Directions:
In full and without alteration, give the listing again.

** Begin **

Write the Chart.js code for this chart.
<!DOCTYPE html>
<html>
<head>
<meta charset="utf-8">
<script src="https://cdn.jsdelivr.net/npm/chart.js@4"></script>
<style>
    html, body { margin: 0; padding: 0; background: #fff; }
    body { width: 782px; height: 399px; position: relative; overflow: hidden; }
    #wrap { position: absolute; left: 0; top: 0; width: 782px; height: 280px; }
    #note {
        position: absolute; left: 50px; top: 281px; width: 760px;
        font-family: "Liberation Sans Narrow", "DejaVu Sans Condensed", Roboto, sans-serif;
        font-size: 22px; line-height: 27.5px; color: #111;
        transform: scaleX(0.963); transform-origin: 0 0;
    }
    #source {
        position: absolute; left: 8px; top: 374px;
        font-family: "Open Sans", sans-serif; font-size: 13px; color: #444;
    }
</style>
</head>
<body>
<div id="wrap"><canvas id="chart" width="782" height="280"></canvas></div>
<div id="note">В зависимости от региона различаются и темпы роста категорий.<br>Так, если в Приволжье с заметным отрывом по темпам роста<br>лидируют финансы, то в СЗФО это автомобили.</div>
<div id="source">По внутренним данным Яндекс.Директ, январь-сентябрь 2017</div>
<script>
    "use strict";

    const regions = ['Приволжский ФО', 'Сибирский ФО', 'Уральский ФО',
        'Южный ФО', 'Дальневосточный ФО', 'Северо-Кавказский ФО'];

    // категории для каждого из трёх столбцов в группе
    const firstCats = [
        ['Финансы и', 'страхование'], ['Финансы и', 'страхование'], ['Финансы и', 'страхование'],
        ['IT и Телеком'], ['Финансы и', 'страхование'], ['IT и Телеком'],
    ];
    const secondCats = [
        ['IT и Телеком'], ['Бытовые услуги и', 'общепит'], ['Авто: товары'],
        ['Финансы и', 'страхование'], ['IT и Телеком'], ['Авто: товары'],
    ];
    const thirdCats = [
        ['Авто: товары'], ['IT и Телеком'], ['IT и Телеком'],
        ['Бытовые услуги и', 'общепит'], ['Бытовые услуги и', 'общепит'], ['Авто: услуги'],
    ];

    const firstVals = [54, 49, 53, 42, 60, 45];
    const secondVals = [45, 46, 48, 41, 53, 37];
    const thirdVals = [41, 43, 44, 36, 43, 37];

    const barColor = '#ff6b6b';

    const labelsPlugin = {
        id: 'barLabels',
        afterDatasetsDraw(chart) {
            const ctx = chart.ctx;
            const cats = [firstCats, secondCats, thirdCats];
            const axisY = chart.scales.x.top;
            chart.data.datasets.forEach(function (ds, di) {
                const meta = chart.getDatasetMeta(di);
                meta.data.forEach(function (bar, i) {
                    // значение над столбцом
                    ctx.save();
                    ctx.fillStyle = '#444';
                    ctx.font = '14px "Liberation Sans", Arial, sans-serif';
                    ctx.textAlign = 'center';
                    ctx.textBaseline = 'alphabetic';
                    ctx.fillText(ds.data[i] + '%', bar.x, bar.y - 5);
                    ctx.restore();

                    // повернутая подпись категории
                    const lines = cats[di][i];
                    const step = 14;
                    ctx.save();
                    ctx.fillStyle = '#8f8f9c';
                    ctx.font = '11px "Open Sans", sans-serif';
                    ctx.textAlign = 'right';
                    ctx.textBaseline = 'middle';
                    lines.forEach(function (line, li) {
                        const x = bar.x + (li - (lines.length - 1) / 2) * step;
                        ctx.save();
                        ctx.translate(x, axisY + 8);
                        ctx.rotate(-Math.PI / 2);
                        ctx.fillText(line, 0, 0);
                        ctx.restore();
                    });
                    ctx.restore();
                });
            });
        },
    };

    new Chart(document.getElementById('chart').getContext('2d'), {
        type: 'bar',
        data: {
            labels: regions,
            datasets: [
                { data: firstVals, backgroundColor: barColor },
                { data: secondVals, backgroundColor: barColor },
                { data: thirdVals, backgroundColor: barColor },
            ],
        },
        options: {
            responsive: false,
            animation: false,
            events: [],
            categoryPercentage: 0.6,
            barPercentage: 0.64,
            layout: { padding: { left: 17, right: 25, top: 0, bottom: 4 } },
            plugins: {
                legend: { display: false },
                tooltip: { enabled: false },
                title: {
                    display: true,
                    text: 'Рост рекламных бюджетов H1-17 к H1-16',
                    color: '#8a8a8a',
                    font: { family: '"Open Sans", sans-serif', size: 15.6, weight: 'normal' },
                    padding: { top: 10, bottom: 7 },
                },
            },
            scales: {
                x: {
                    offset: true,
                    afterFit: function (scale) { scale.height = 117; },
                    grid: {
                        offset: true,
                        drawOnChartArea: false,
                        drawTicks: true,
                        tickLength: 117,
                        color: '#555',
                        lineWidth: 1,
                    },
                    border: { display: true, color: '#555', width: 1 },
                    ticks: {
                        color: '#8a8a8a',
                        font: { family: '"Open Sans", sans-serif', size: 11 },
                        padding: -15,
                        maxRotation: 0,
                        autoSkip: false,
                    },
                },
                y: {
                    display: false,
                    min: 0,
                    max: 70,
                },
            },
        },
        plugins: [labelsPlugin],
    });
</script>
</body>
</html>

** End **

Result:
Write the Chart.js code for this chart.
<!DOCTYPE html>
<html>
<head>
<meta charset="utf-8">
<script src="https://cdn.jsdelivr.net/npm/chart.js@4"></script>
<style>
    html, body { margin: 0; padding: 0; background: #fff; }
    body { width: 782px; height: 399px; position: relative; overflow: hidden; }
    #wrap { position: absolute; left: 0; top: 0; width: 782px; height: 280px; }
    #note {
        position: absolute; left: 50px; top: 281px; width: 760px;
        font-family: "Liberation Sans Narrow", "DejaVu Sans Condensed", Roboto, sans-serif;
        font-size: 22px; line-height: 27.5px; color: #111;
        transform: scaleX(0.963); transform-origin: 0 0;
    }
    #source {
        position: absolute; left: 8px; top: 374px;
        font-family: "Open Sans", sans-serif; font-size: 13px; color: #444;
    }
</style>
</head>
<body>
<div id="wrap"><canvas id="chart" width="782" height="280"></canvas></div>
<div id="note">В зависимости от региона различаются и темпы роста категорий.<br>Так, если в Приволжье с заметным отрывом по темпам роста<br>лидируют финансы, то в СЗФО это автомобили.</div>
<div id="source">По внутренним данным Яндекс.Директ, январь-сентябрь 2017</div>
<script>
    "use strict";

    const regions = ['Приволжский ФО', 'Сибирский ФО', 'Уральский ФО',
        'Южный ФО', 'Дальневосточный ФО', 'Северо-Кавказский ФО'];

    // категории для каждого из трёх столбцов в группе
    const firstCats = [
        ['Финансы и', 'страхование'], ['Финансы и', 'страхование'], ['Финансы и', 'страхование'],
        ['IT и Телеком'], ['Финансы и', 'страхование'], ['IT и Телеком'],
    ];
    const secondCats = [
        ['IT и Телеком'], ['Бытовые услуги и', 'общепит'], ['Авто: товары'],
        ['Финансы и', 'страхование'], ['IT и Телеком'], ['Авто: товары'],
    ];
    const thirdCats = [
        ['Авто: товары'], ['IT и Телеком'], ['IT и Телеком'],
        ['Бытовые услуги и', 'общепит'], ['Бытовые услуги и', 'общепит'], ['Авто: услуги'],
    ];

    const firstVals = [54, 49, 53, 42, 60, 45];
    const secondVals = [45, 46, 48, 41, 53, 37];
    const thirdVals = [41, 43, 44, 36, 43, 37];

    const barColor = '#ff6b6b';

    const labelsPlugin = {
        id: 'barLabels',
        afterDatasetsDraw(chart) {
            const ctx = chart.ctx;
            const cats = [firstCats, secondCats, thirdCats];
            const axisY = chart.scales.x.top;
            chart.data.datasets.forEach(function (ds, di) {
                const meta = chart.getDatasetMeta(di);
                meta.data.forEach(function (bar, i) {
                    // значение над столбцом
                    ctx.save();
                    ctx.fillStyle = '#444';
                    ctx.font = '14px "Liberation Sans", Arial, sans-serif';
                    ctx.textAlign = 'center';
                    ctx.textBaseline = 'alphabetic';
                    ctx.fillText(ds.data[i] + '%', bar.x, bar.y - 5);
                    ctx.restore();

                    // повернутая подпись категории
                    const lines = cats[di][i];
                    const step = 14;
                    ctx.save();
                    ctx.fillStyle = '#8f8f9c';
                    ctx.font = '11px "Open Sans", sans-serif';
                    ctx.textAlign = 'right';
                    ctx.textBaseline = 'middle';
                    lines.forEach(function (line, li) {
                        const x = bar.x + (li - (lines.length - 1) / 2) * step;
                        ctx.save();
                        ctx.translate(x, axisY + 8);
                        ctx.rotate(-Math.PI / 2);
                        ctx.fillText(line, 0, 0);
                        ctx.restore();
                    });
                    ctx.restore();
                });
            });
        },
    };

    new Chart(document.getElementById('chart').getContext('2d'), {
        type: 'bar',
        data: {
            labels: regions,
            datasets: [
                { data: firstVals, backgroundColor: barColor },
                { data: secondVals, backgroundColor: barColor },
                { data: thirdVals, backgroundColor: barColor },
            ],
        },
        options: {
            responsive: false,
            animation: false,
            events: [],
            categoryPercentage: 0.6,
            barPercentage: 0.64,
            layout: { padding: { left: 17, right: 25, top: 0, bottom: 4 } },
            plugins: {
                legend: { display: false },
                tooltip: { enabled: false },
                title: {
                    display: true,
                    text: 'Рост рекламных бюджетов H1-17 к H1-16',
                    color: '#8a8a8a',
                    font: { family: '"Open Sans", sans-serif', size: 15.6, weight: 'normal' },
                    padding: { top: 10, bottom: 7 },
                },
            },
            scales: {
                x: {
                    offset: true,
                    afterFit: function (scale) { scale.height = 117; },
                    grid: {
                        offset: true,
                        drawOnChartArea: false,
                        drawTicks: true,
                        tickLength: 117,
                        color: '#555',
                        lineWidth: 1,
                    },
                    border: { display: true, color: '#555', width: 1 },
                    ticks: {
                        color: '#8a8a8a',
                        font: { family: '"Open Sans", sans-serif', size: 11 },
                        padding: -15,
                        maxRotation: 0,
                        autoSkip: false,
                    },
                },
                y: {
                    display: false,
                    min: 0,
                    max: 70,
                },
            },
        },
        plugins: [labelsPlugin],
    });
</script>
</body>
</html>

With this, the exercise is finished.